What the task requires
Working from the top of the listing below, retype each line through the line containing "from matplotlib.patches import Rectangle", both included, with no pictures.

Data excerpt
◆ ◆ ◆ ◆ ◆ ◆ ◆

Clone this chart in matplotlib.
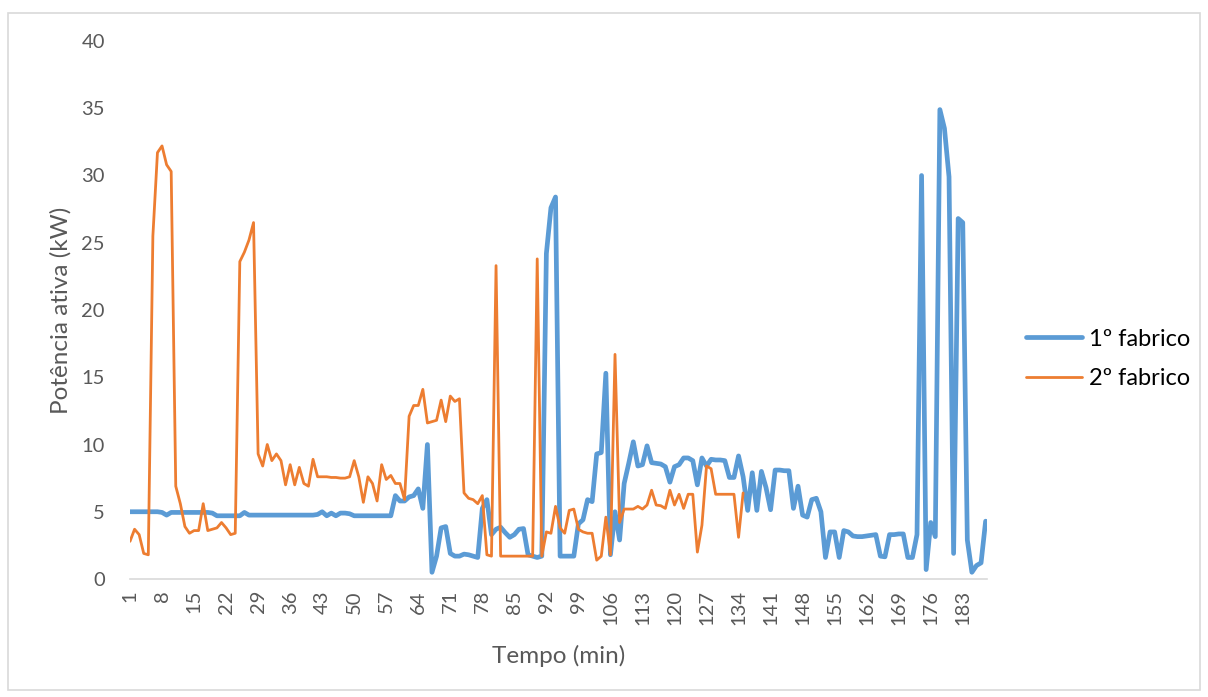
import numpy as np
import matplotlib.pyplot as plt
from matplotlib.patches import Rectangle

# Potência ativa (kW) por minuto
fabrico1 = [5.0, 5.0, 5.0, 5.0, 5.0, 5.0, 5.0, 4.95, 4.75,
            4.95, 4.95, 4.95, 4.95, 4.95, 4.95, 4.95, 4.95, 4.95,
            4.9, 4.7, 4.7, 4.7, 4.7, 4.7, 4.7, 4.95,
            4.75, 4.75, 4.75, 4.75, 4.75, 4.75, 4.75, 4.75, 4.75, 4.75,
            4.75, 4.75, 4.75, 4.75, 4.75,
            4.8, 5.0, 4.7, 4.9, 4.7, 4.9, 4.9, 4.85,
            4.7, 4.7, 4.7, 4.7, 4.7, 4.7, 4.7, 4.7, 4.7,
            6.2, 5.8, 5.8, 6.1, 6.2, 6.7, 5.25, 10.0, 0.5, 1.7,
            3.8, 3.9, 1.9, 1.7, 1.7, 1.85, 1.8, 1.7, 1.6, 5.25,
            5.9, 3.3, 3.7, 3.85, 3.45, 3.1, 3.3, 3.7, 3.75, 1.8,
            1.7, 1.6, 1.7, 24.2, 27.6, 28.4, 1.7, 1.7, 1.7, 1.7,
            4.1, 4.4, 5.9, 5.75, 9.3, 9.4, 15.3, 1.8, 5.0, 2.9,
            7.1, 8.6, 10.2, 8.4, 8.5, 9.9, 8.65, 8.6, 8.55, 8.35,
            7.2, 8.35, 8.5, 9.0, 9.0, 8.8, 7.0, 9.0, 8.4, 8.9,
            8.85, 8.85, 8.8, 7.55, 7.55, 9.15, 7.6, 5.1, 7.9, 5.1,
            8.0, 6.8, 5.15, 8.1, 8.1, 8.05, 8.05, 5.25, 6.9, 4.75,
            4.6, 5.9, 6.0, 5.0, 1.6, 3.5, 3.5, 1.6, 3.6, 3.5,
            3.2, 3.15, 3.15, 3.2, 3.25, 3.3, 1.7, 1.65, 3.3, 3.3,
            3.35, 3.35, 1.6, 1.6, 3.3, 30.0, 0.7, 4.2, 3.15, 34.9,
            33.5, 29.9, 1.9, 26.8, 26.5, 2.9, 0.5, 1.0, 1.2, 4.3]

fabrico2 = [2.8, 3.7, 3.3, 1.9, 1.8, 25.5, 31.7, 32.2, 30.8, 30.3,
            6.9, 5.6, 3.9, 3.4, 3.6, 3.6, 5.6, 3.6, 3.7, 3.8,
            4.2, 3.8, 3.3, 3.4, 23.6, 24.3, 25.2, 26.5, 9.3, 8.4,
            10.0, 8.8, 9.3, 8.8, 7.0, 8.5, 7.0, 8.3, 7.1, 6.9,
            8.9, 7.6, 7.6, 7.6, 7.55, 7.55, 7.5, 7.5, 7.6, 8.8,
            7.6, 5.7, 7.6, 7.1, 5.8, 8.5, 7.4, 7.7, 7.1, 7.1,
            5.9, 12.1, 12.9, 12.9, 14.1, 11.6, 11.7, 11.8, 13.3, 11.7,
            13.6, 13.2, 13.4, 6.4, 6.0, 5.9, 5.6, 6.2, 1.8, 1.7,
            23.3, 1.7, 1.7, 1.7, 1.7, 1.7, 1.7, 1.7, 1.7, 23.8,
            1.7, 3.5, 3.4, 5.4, 3.8, 3.4, 5.1, 5.2, 3.7, 3.5,
            3.4, 3.4, 1.4, 1.7, 4.6, 1.8, 16.7, 4.2, 5.2, 5.2,
            5.2, 5.4, 5.2, 5.5, 6.6, 5.5, 5.45, 5.25, 6.6, 5.5,
            6.3, 5.25, 6.3, 6.3, 2.0, 4.0, 8.4, 8.2, 6.3, 6.3,
            6.3, 6.3, 6.3, 3.1, 6.4]

minutos1 = np.arange(1, len(fabrico1) + 1)
minutos2 = np.arange(1, len(fabrico2) + 1)
ticks_x = np.arange(1, len(fabrico1) + 1, 7)
ticks_y = np.arange(0, 41, 5)

plt.rcParams['font.family'] = ['Lato', 'DejaVu Sans']

fig = plt.figure(figsize=(12.08, 6.97), dpi=100)
fig.patches.append(Rectangle((8 / 1208, 7 / 697), 1192 / 1208, 677 / 697,
                             transform=fig.transFigure, fill=False,
                             edgecolor='#D9D9D9', linewidth=1.2))

ax = fig.add_axes([130 / 1208, 1 - 579 / 697, 857 / 1208, 538 / 697])
ax.plot(minutos1, fabrico1, color='#5B9BD5', linewidth=3.4,
        solid_joinstyle='round', solid_capstyle='round', label='1º fabrico')
ax.plot(minutos2, fabrico2, color='#ED7D31', linewidth=2.0,
        solid_joinstyle='round', solid_capstyle='round', label='2º fabrico')

ax.set_xlim(1, 188.3)
ax.set_ylim(0, 40)
ax.set_xticks(ticks_x)
ax.set_xticklabels([str(t) for t in ticks_x], rotation=90)
ax.set_yticks(ticks_y)

for s in ['top', 'right', 'left']:
    ax.spines[s].set_visible(False)
ax.spines['bottom'].set_color('#D9D9D9')
ax.spines['bottom'].set_linewidth(1.2)
ax.tick_params(axis='both', length=0, labelsize=14.5, labelcolor='#595959')
ax.tick_params(axis='y', pad=18)
ax.tick_params(axis='x', pad=8)

ax.set_xlabel('Tempo (min)', fontsize=17.5, color='#595959', labelpad=14)
ax.set_ylabel('Potência ativa (kW)', fontsize=17.5, color='#595959', labelpad=7)

fig.legend(loc='center left', bbox_to_anchor=(1005 / 1208, 1 - 359 / 697),
           frameon=False, fontsize=17, handlelength=2.35,
           labelspacing=0.8, handletextpad=0.3)

fig.savefig('out.png', dpi=100)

◆ ◆ ◆ ◆ ◆ ◆ ◆

Reply
Clone this chart in matplotlib.
import numpy as np
import matplotlib.pyplot as plt
from matplotlib.patches import Rectangle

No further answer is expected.